(Task details):
Gather all lines from the material that contain "chart".

(Supplied records):
##########
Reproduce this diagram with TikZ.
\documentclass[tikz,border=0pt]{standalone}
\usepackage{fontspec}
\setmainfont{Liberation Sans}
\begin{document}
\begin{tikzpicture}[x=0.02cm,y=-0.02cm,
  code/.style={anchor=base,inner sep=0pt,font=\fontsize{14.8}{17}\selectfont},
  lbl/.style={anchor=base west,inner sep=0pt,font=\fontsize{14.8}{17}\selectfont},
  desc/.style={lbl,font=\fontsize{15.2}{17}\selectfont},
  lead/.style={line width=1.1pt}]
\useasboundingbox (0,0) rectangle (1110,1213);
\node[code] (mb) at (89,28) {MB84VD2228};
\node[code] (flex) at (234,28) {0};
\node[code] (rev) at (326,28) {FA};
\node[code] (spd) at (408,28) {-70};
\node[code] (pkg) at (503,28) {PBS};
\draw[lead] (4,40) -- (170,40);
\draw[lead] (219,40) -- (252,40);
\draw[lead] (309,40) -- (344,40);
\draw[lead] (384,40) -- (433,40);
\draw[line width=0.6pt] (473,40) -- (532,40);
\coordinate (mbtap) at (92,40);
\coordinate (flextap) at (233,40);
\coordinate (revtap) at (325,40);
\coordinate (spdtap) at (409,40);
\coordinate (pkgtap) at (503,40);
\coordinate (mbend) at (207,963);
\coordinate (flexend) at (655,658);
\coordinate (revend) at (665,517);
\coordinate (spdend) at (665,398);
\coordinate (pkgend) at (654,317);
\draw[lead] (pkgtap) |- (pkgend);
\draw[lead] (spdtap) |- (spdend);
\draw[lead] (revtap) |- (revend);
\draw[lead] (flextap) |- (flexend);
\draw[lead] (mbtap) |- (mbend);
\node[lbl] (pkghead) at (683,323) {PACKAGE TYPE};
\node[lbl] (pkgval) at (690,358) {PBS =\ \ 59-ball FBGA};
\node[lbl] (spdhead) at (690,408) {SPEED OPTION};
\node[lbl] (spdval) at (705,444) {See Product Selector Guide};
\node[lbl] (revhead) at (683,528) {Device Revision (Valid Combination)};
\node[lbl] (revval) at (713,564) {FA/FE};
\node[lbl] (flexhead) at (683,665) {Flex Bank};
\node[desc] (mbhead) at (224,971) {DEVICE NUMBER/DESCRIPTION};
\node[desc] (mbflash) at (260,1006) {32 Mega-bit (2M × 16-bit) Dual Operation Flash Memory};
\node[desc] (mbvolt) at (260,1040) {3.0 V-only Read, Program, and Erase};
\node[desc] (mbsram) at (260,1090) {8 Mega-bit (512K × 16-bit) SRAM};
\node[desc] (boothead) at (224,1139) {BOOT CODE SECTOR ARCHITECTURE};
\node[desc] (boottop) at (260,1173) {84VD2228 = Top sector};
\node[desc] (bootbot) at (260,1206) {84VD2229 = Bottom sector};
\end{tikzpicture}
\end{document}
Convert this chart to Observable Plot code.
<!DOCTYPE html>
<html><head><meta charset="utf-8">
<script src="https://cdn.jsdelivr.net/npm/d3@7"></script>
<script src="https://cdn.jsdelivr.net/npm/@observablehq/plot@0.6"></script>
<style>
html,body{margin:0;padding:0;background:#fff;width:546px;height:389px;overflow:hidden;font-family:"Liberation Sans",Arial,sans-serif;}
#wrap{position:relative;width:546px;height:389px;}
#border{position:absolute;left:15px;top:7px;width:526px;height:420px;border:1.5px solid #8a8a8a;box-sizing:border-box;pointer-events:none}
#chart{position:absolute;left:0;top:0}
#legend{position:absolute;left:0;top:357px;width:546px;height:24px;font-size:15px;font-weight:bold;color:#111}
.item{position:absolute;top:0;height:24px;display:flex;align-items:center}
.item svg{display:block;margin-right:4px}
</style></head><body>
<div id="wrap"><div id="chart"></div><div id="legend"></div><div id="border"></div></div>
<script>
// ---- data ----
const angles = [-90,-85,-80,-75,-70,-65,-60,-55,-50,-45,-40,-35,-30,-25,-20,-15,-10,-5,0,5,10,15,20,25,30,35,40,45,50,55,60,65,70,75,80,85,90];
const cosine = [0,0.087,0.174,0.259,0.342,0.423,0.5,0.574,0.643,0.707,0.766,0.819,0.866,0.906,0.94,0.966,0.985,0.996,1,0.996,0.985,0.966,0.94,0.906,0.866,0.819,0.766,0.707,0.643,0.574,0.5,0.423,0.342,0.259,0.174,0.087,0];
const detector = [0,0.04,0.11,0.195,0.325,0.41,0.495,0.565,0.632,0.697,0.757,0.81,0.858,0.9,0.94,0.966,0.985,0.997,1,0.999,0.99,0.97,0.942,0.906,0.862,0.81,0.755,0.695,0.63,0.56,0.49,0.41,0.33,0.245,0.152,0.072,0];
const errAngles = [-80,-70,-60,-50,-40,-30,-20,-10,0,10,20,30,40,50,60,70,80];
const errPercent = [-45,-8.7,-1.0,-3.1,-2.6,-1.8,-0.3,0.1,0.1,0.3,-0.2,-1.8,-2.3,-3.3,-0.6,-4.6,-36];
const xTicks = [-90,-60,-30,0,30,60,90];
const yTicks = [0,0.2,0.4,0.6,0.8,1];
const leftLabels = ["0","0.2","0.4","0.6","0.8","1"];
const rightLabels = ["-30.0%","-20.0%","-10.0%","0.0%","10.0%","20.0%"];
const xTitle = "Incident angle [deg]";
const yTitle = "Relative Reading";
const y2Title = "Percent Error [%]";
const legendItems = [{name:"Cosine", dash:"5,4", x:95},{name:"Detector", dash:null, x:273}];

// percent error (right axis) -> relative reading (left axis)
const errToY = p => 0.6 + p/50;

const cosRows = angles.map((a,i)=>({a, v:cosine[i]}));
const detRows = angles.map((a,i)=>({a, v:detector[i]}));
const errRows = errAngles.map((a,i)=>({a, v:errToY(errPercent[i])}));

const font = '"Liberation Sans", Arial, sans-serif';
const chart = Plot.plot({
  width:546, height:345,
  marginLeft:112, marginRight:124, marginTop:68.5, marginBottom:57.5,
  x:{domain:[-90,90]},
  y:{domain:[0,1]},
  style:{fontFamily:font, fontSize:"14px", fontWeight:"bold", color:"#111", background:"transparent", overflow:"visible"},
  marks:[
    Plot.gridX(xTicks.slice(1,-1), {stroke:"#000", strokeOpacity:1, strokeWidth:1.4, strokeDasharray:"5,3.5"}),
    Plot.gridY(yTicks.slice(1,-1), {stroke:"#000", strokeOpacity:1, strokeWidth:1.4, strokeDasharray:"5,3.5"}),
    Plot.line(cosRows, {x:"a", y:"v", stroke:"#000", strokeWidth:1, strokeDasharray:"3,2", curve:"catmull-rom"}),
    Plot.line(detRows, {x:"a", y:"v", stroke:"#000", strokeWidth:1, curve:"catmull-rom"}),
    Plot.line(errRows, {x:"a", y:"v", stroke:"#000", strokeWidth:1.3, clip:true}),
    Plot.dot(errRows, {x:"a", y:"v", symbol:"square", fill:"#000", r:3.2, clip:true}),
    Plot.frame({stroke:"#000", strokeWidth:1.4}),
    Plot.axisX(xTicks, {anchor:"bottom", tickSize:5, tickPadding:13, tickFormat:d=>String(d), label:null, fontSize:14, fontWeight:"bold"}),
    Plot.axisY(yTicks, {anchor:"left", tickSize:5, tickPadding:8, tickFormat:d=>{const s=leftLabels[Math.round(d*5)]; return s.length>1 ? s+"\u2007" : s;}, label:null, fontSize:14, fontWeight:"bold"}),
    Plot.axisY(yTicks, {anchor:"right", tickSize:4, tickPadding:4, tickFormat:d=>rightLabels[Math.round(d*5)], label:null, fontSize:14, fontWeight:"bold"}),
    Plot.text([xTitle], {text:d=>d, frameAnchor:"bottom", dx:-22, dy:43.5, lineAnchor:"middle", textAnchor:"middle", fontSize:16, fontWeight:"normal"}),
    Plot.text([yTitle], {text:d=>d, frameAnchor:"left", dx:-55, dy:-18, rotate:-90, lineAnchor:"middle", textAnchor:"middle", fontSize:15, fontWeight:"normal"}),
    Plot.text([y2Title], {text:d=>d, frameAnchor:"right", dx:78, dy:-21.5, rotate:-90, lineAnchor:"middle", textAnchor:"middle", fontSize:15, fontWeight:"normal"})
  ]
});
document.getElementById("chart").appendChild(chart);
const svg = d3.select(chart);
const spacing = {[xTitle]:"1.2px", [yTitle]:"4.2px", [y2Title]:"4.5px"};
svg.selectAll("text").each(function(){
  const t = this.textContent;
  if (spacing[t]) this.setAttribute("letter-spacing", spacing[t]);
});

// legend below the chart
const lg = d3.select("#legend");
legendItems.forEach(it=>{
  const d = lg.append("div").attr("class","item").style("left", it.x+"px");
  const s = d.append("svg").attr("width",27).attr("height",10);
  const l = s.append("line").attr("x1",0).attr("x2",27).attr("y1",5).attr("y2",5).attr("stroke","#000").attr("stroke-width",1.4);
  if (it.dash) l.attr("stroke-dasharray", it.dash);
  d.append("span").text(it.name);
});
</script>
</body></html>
##########
(Full response):
Convert this chart to Observable Plot code.
#chart{position:absolute;left:0;top:0}
<div id="wrap"><div id="chart"></div><div id="legend"></div><div id="border"></div></div>
const chart = Plot.plot({
document.getElementById("chart").appendChild(chart);
const svg = d3.select(chart);
// legend below the chart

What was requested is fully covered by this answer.